** begin Data lines **

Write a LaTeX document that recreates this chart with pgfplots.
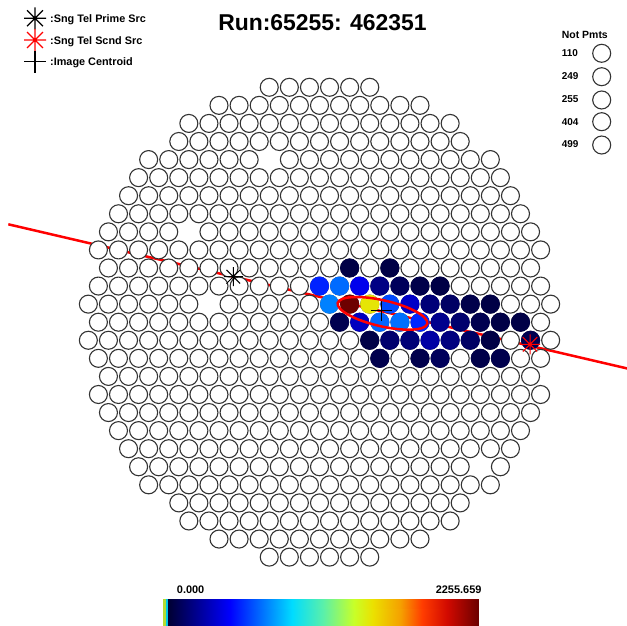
\documentclass[border=0pt]{standalone}
\usepackage{pgfplots}
\pgfplotsset{compat=1.18}
\usepackage{fontspec}
\setmainfont{Liberation Sans}
\pgfdeclareplotmark{rootstar}{%
  \pgfpathmoveto{\pgfqpoint{-\pgfplotmarksize}{0pt}}\pgfpathlineto{\pgfqpoint{\pgfplotmarksize}{0pt}}%
  \pgfpathmoveto{\pgfqpoint{0pt}{-\pgfplotmarksize}}\pgfpathlineto{\pgfqpoint{0pt}{\pgfplotmarksize}}%
  \pgfpathmoveto{\pgfqpoint{-0.72\pgfplotmarksize}{-0.72\pgfplotmarksize}}\pgfpathlineto{\pgfqpoint{0.72\pgfplotmarksize}{0.72\pgfplotmarksize}}%
  \pgfpathmoveto{\pgfqpoint{-0.72\pgfplotmarksize}{0.72\pgfplotmarksize}}\pgfpathlineto{\pgfqpoint{0.72\pgfplotmarksize}{-0.72\pgfplotmarksize}}%
  \pgfusepathqstroke
  \pgfpathcircle{\pgfpointorigin}{0.17\pgfplotmarksize}\pgfusepathqfill}
\pgfdeclareplotmark{hillas}{%
  \pgfpathellipse{\pgfpointorigin}{\pgfpointpolar{-13}{46bp}}{\pgfpointpolar{77}{13bp}}\pgfusepathqstroke}
\begin{document}
\begin{tikzpicture}
\begin{axis}[
  width=627bp, height=626bp, scale only axis,
  xmin=-15.896, xmax=15.299, ymin=-16.812, ymax=17.831,
  hide axis, clip=false,
  point meta min=0, point meta max=2255.659,
  colormap={veritas}{rgb255(0pt)=(0,0,50); rgb255(20pt)=(0,0,255); rgb255(40pt)=(0,220,255); rgb255(50pt)=(90,240,170); rgb255(60pt)=(200,255,40); rgb255(66pt)=(235,225,0); rgb255(75pt)=(245,160,0); rgb255(82pt)=(255,60,0); rgb255(90pt)=(210,10,0); rgb255(100pt)=(110,0,0)},
]
\coordinate (bl) at (rel axis cs:0,0);
\coordinate (tr) at (rel axis cs:1,1);
% ---- camera pixels (x in pixel pitch, y in rows) ----
\addplot[only marks, mark=*, mark size=9bp, mark options={fill=white, draw=black!80, line width=1.1bp}] coordinates {
(-2.5,13)(-1.5,13)(-0.5,13)(0.5,13)(1.5,13)(2.5,13)
(-5,12)(-4,12)(-3,12)(-2,12)(-1,12)(0,12)(1,12)(2,12)(3,12)(4,12)(5,12)
(-6.5,11)(-5.5,11)(-4.5,11)(-3.5,11)(-2.5,11)(-1.5,11)(-0.5,11)(0.5,11)(1.5,11)(2.5,11)(3.5,11)(4.5,11)(5.5,11)(6.5,11)
(-7,10)(-6,10)(-5,10)(-4,10)(-3,10)(-2,10)(-1,10)(0,10)(1,10)(2,10)(3,10)(4,10)(5,10)(6,10)(7,10)
(-8.5,9)(-7.5,9)(-6.5,9)(-5.5,9)(-4.5,9)(-3.5,9)(-1.5,9)(-0.5,9)(0.5,9)(1.5,9)(2.5,9)(3.5,9)(4.5,9)(5.5,9)(6.5,9)(7.5,9)(8.5,9)
(-9,8)(-8,8)(-7,8)(-6,8)(-5,8)(-4,8)(-3,8)(-2,8)(-1,8)(0,8)(1,8)(2,8)(3,8)(4,8)(5,8)(6,8)(7,8)(8,8)(9,8)
(-9.5,7)(-8.5,7)(-7.5,7)(-6.5,7)(-5.5,7)(-4.5,7)(-3.5,7)(-2.5,7)(-1.5,7)(-0.5,7)(0.5,7)(1.5,7)(2.5,7)(3.5,7)(4.5,7)(5.5,7)(6.5,7)(7.5,7)(8.5,7)(9.5,7)
(-10,6)(-9,6)(-8,6)(-7,6)(-6,6)(-5,6)(-4,6)(-3,6)(-2,6)(-1,6)(0,6)(1,6)(2,6)(3,6)(4,6)(5,6)(6,6)(7,6)(8,6)(9,6)(10,6)
(-10.5,5)(-9.5,5)(-8.5,5)(-7.5,5)(-5.5,5)(-4.5,5)(-3.5,5)(-2.5,5)(-1.5,5)(-0.5,5)(0.5,5)(1.5,5)(2.5,5)(3.5,5)(4.5,5)(5.5,5)(6.5,5)(7.5,5)(8.5,5)(9.5,5)(10.5,5)
(-11,4)(-10,4)(-9,4)(-8,4)(-7,4)(-6,4)(-5,4)(-4,4)(-3,4)(-2,4)(-1,4)(0,4)(1,4)(2,4)(3,4)(4,4)(5,4)(6,4)(7,4)(8,4)(9,4)(10,4)(11,4)
(-10.5,3)(-9.5,3)(-8.5,3)(-7.5,3)(-6.5,3)(-5.5,3)(-4.5,3)(-3.5,3)(-2.5,3)(-1.5,3)(-0.5,3)(0.5,3)(1.5,3)(2.5,3)(3.5,3)(4.5,3)(5.5,3)(6.5,3)(7.5,3)(8.5,3)(9.5,3)(10.5,3)
(-11,2)(-10,2)(-9,2)(-8,2)(-7,2)(-6,2)(-5,2)(-4,2)(-3,2)(-2,2)(-1,2)(0,2)(1,2)(2,2)(3,2)(4,2)(5,2)(6,2)(7,2)(8,2)(9,2)(10,2)(11,2)
(-11.5,1)(-10.5,1)(-9.5,1)(-8.5,1)(-7.5,1)(-6.5,1)(-4.5,1)(-3.5,1)(-2.5,1)(-1.5,1)(-0.5,1)(0.5,1)(1.5,1)(2.5,1)(3.5,1)(4.5,1)(5.5,1)(6.5,1)(7.5,1)(8.5,1)(9.5,1)(10.5,1)(11.5,1)
(-11,0)(-10,0)(-9,0)(-8,0)(-7,0)(-6,0)(-5,0)(-4,0)(-3,0)(-2,0)(-1,0)(0,0)(1,0)(2,0)(3,0)(4,0)(5,0)(6,0)(7,0)(8,0)(9,0)(10,0)(11,0)
(-11.5,-1)(-10.5,-1)(-9.5,-1)(-8.5,-1)(-7.5,-1)(-6.5,-1)(-5.5,-1)(-4.5,-1)(-3.5,-1)(-2.5,-1)(-1.5,-1)(-0.5,-1)(0.5,-1)(1.5,-1)(2.5,-1)(3.5,-1)(4.5,-1)(5.5,-1)(6.5,-1)(7.5,-1)(8.5,-1)(9.5,-1)(10.5,-1)(11.5,-1)
(-11,-2)(-10,-2)(-9,-2)(-8,-2)(-7,-2)(-6,-2)(-5,-2)(-4,-2)(-3,-2)(-2,-2)(-1,-2)(0,-2)(1,-2)(2,-2)(3,-2)(4,-2)(5,-2)(6,-2)(7,-2)(8,-2)(9,-2)(10,-2)(11,-2)
(-10.5,-3)(-9.5,-3)(-8.5,-3)(-7.5,-3)(-6.5,-3)(-5.5,-3)(-4.5,-3)(-3.5,-3)(-2.5,-3)(-1.5,-3)(-0.5,-3)(0.5,-3)(1.5,-3)(2.5,-3)(3.5,-3)(4.5,-3)(5.5,-3)(6.5,-3)(7.5,-3)(8.5,-3)(9.5,-3)(10.5,-3)
(-11,-4)(-10,-4)(-9,-4)(-8,-4)(-7,-4)(-6,-4)(-5,-4)(-4,-4)(-3,-4)(-2,-4)(-1,-4)(0,-4)(1,-4)(2,-4)(3,-4)(4,-4)(5,-4)(6,-4)(7,-4)(8,-4)(9,-4)(10,-4)(11,-4)
(-10.5,-5)(-9.5,-5)(-8.5,-5)(-7.5,-5)(-6.5,-5)(-5.5,-5)(-4.5,-5)(-3.5,-5)(-2.5,-5)(-1.5,-5)(-0.5,-5)(0.5,-5)(1.5,-5)(2.5,-5)(3.5,-5)(4.5,-5)(5.5,-5)(6.5,-5)(7.5,-5)(8.5,-5)(9.5,-5)(10.5,-5)
(-10,-6)(-9,-6)(-8,-6)(-7,-6)(-6,-6)(-5,-6)(-4,-6)(-3,-6)(-2,-6)(-1,-6)(0,-6)(1,-6)(2,-6)(3,-6)(4,-6)(5,-6)(6,-6)(7,-6)(8,-6)(9,-6)(10,-6)
(-9.5,-7)(-8.5,-7)(-7.5,-7)(-6.5,-7)(-5.5,-7)(-4.5,-7)(-3.5,-7)(-2.5,-7)(-1.5,-7)(-0.5,-7)(0.5,-7)(1.5,-7)(2.5,-7)(3.5,-7)(4.5,-7)(5.5,-7)(6.5,-7)(7.5,-7)(8.5,-7)(9.5,-7)
(-9,-8)(-8,-8)(-7,-8)(-6,-8)(-5,-8)(-4,-8)(-3,-8)(-2,-8)(-1,-8)(0,-8)(1,-8)(2,-8)(3,-8)(4,-8)(5,-8)(6,-8)(7,-8)(9,-8)
(-8.5,-9)(-7.5,-9)(-6.5,-9)(-5.5,-9)(-4.5,-9)(-3.5,-9)(-2.5,-9)(-1.5,-9)(-0.5,-9)(0.5,-9)(1.5,-9)(2.5,-9)(3.5,-9)(4.5,-9)(5.5,-9)(6.5,-9)(7.5,-9)(8.5,-9)
(-7,-10)(-6,-10)(-5,-10)(-4,-10)(-3,-10)(-2,-10)(-1,-10)(0,-10)(1,-10)(2,-10)(3,-10)(4,-10)(5,-10)(6,-10)(7,-10)
(-6.5,-11)(-5.5,-11)(-4.5,-11)(-3.5,-11)(-2.5,-11)(-1.5,-11)(-0.5,-11)(0.5,-11)(1.5,-11)(2.5,-11)(3.5,-11)(4.5,-11)(5.5,-11)(6.5,-11)
(-5,-12)(-4,-12)(-3,-12)(-2,-12)(-1,-12)(0,-12)(1,-12)(2,-12)(3,-12)(4,-12)(5,-12)
(-2.5,-13)(-1.5,-13)(-0.5,-13)(0.5,-13)(1.5,-13)(2.5,-13)
};
% ---- pixels with signal ----
\addplot[scatter, only marks, mark=*, mark size=9bp, point meta=explicit,
  scatter/use mapped color={draw=mapped color, fill=mapped color},
  every mark/.append style={line width=1.1bp}] coordinates {
(1.5,3)[45] (3.5,3)[45]
(0,2)[520] (1,2)[670] (2,2)[410] (3,2)[180] (4,2)[90] (5,2)[55] (6,2)[45]
(0.5,1)[715] (1.5,1)[2255.659] (2.5,1)[1470] (3.5,1)[600] (4.5,1)[330] (5.5,1)[155] (6.5,1)[110] (7.5,1)[55] (8.5,1)[45]
(1,0)[66] (2,0)[310] (3,0)[660] (4,0)[680] (5,0)[530] (6,0)[200] (7,0)[130] (8,0)[65] (9,0)[45] (10,0)[45]
(2.5,-1)[45] (3.5,-1)[130] (4.5,-1)[150] (5.5,-1)[250] (6.5,-1)[170] (7.5,-1)[110] (8.5,-1)[45] (10.5,-1)[66]
(3,-2)[60] (5,-2)[60] (6,-2)[90] (8,-2)[50] (9,-2)[60]
};
% ---- centroid (under the red line), image axis line and Hillas ellipse ----
\addplot[only marks, mark=+, mark size=10.5bp, mark options={draw=black, line width=1bp}] coordinates {(3.109,0.62)};
\addplot[red, line width=2.5bp, no marks] coordinates {(-15.483,5.418) (15.299,-2.557)};
\addplot[only marks, mark=hillas, mark options={draw=red, line width=2.5bp}] coordinates {(3.134,0.49)};
% ---- sources ----
\addplot[only marks, mark=rootstar, mark size=9.5bp, mark options={draw=black, fill=black, line width=1bp}] coordinates {(-4.289,2.518)};
\addplot[only marks, mark=rootstar, mark size=10bp, mark options={draw=red, fill=red, line width=1bp}] coordinates {(10.473,-1.223)};
% ---- legend (top left) ----
\addplot[only marks, mark=rootstar, mark size=11bp, mark options={draw=black, fill=black, line width=1.2bp}] coordinates {(-14.154,16.818)};
\addplot[only marks, mark=rootstar, mark size=11bp, mark options={draw=red, fill=red, line width=1.2bp}] coordinates {(-14.154,15.617)};
\addplot[only marks, mark=+, mark size=11bp, mark options={draw=black, line width=1.2bp}] coordinates {(-14.154,14.416)};
\node[anchor=base west, font=\fontsize{10.9}{12}\selectfont\bfseries, inner sep=0pt] at (axis cs:-13.408,16.574) {:Sng Tel Prime Src};
\node[anchor=base west, font=\fontsize{10.9}{12}\selectfont\bfseries, inner sep=0pt] at (axis cs:-13.408,15.379) {:Sng Tel Scnd Src};
\node[anchor=base west, font=\fontsize{10.9}{12}\selectfont\bfseries, inner sep=0pt] at (axis cs:-13.408,14.179) {:Image Centroid};
% ---- title ----
\node[anchor=center, font=\fontsize{23}{26}\selectfont\bfseries, inner sep=0pt] at (axis cs:0.149,16.585) {Run:65255: 462351};
% ---- Not Pmts list ----
\node[anchor=base west, font=\fontsize{10.5}{12}\selectfont\bfseries, inner sep=0pt] at (axis cs:12.05,15.711) {Not Pmts};
\node[anchor=base west, font=\fontsize{10}{12}\selectfont\bfseries, inner sep=0pt] at (axis cs:12.05,14.693) {110};
\node[anchor=base west, font=\fontsize{10}{12}\selectfont\bfseries, inner sep=0pt] at (axis cs:12.05,13.442) {249};
\node[anchor=base west, font=\fontsize{10}{12}\selectfont\bfseries, inner sep=0pt] at (axis cs:12.05,12.147) {255};
\node[anchor=base west, font=\fontsize{10}{12}\selectfont\bfseries, inner sep=0pt] at (axis cs:12.05,10.913) {404};
\node[anchor=base west, font=\fontsize{10}{12}\selectfont\bfseries, inner sep=0pt] at (axis cs:12.05,9.657) {499};
\addplot[only marks, mark=*, mark size=9bp, mark options={fill=white, draw=black!80, line width=1.1bp}] coordinates {(14.04,14.881) (14.04,13.586) (14.04,12.297) (14.04,11.096) (14.04,9.806)};
% ---- colour scale ----
\addplot[surf, shader=interp, point meta=explicit, mesh/cols=2] coordinates {
(-7.537,-15.335)[0] (7.900,-15.335)[2255.659]
(-7.537,-17.5)[0] (7.900,-17.5)[2255.659]
};
\draw[color={rgb,255:red,180;green,220;blue,50}, line width=2.4bp] (axis cs:-7.711,-15.335) -- (axis cs:-7.711,-17.5);
\draw[color={rgb,255:red,0;green,200;blue,230}, line width=1.8bp] (axis cs:-7.587,-15.335) -- (axis cs:-7.587,-17.5);
\node[anchor=base west, font=\fontsize{11}{12}\selectfont\bfseries, inner sep=0pt] at (axis cs:-7.104,-15.003) {0.000};
\node[anchor=base east, font=\fontsize{11}{12}\selectfont\bfseries, inner sep=0pt] at (axis cs:8.070,-15.003) {2255.659};
\end{axis}
\pgfresetboundingbox
\path[use as bounding box] (bl) rectangle (tr);
\end{tikzpicture}
\end{document}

** end Data lines **

Do this: Work out how many lines above have the string "with" in them, and give only the number.

Result of the task: 2